Nitrous oxide fluxes of a boreal abandoned pasture do not significantly differ from an adjacent natural bog despite distinct environmental conditions
Academic Article
Land-use conversion of pristine boreal peatlands for agricultural purposes is an ongoing process and projected to become more intensive with rising population growth and increased demands for food production. However, agricultural use of peatlands affects the production and emission of nitrous oxide (N2O), a very potent greenhouse gas currently gaining more attention in the global assessment of greenhouse gases. While the intensity of N2O emissions depends on a range of environmental factors, including hydrological parameters, temperature and the availability of nitrogen in soils, key driving processes remain poorly understood. In order to understand the effects of land-use change on the peatland ecosystem, we quantified N2O fluxes under different land-use in a comparative study between a natural bog and an adjacent abandoned pasture in Newfoundland, Canada.
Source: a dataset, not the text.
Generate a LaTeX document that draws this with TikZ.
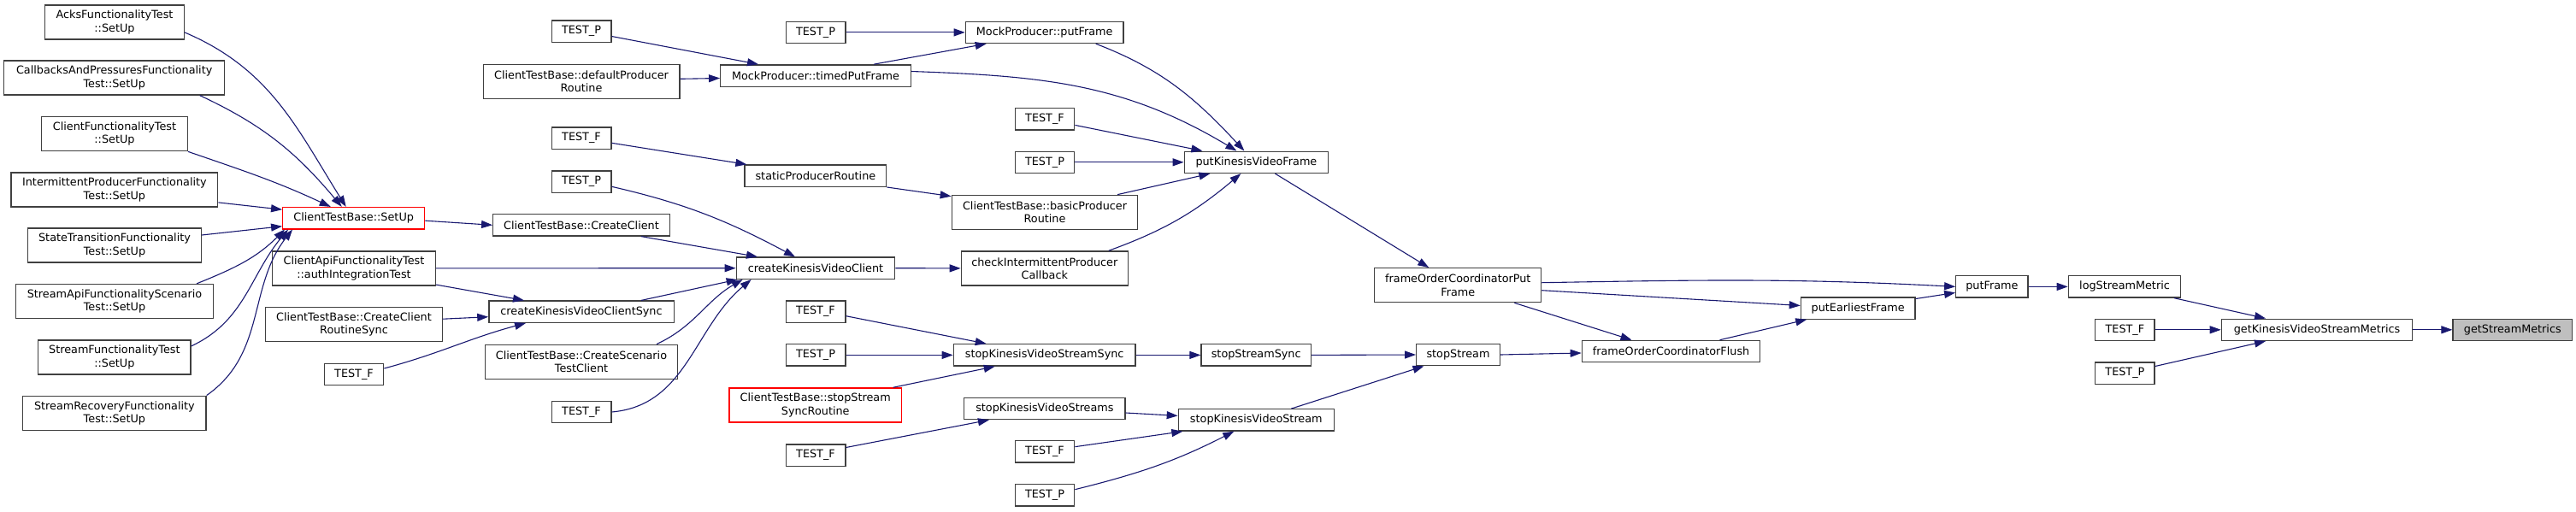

We conducted in situ gas flux measurements using the static chamber method over five growing seasons. In addition, we measured photosynthetic rates and environmental parameters, namely soil temperature and moisture, water table and concentrations of total nitrogen and dissolved organic carbon in pore waters. According to previous studies, we hypothesized higher N2O emissions from the abandoned pasture due to drainage compared to the natural bog. However, despite significant differences of environmental parameters and photosynthetic rates, we found no significant difference of N2O fluxes between the two sites. We argue that N2O production at the abandoned pasture was inhibited due to exhaustion of plant-available nitrogen as a result of increased gross primary production compared to the natural bog. We conclude that the effect of drainage and fertilization on N2O fluxes during the growing season was superposed by vegetation composition change effects at the abandoned pasture, leading to similar N2O fluxes at both sites.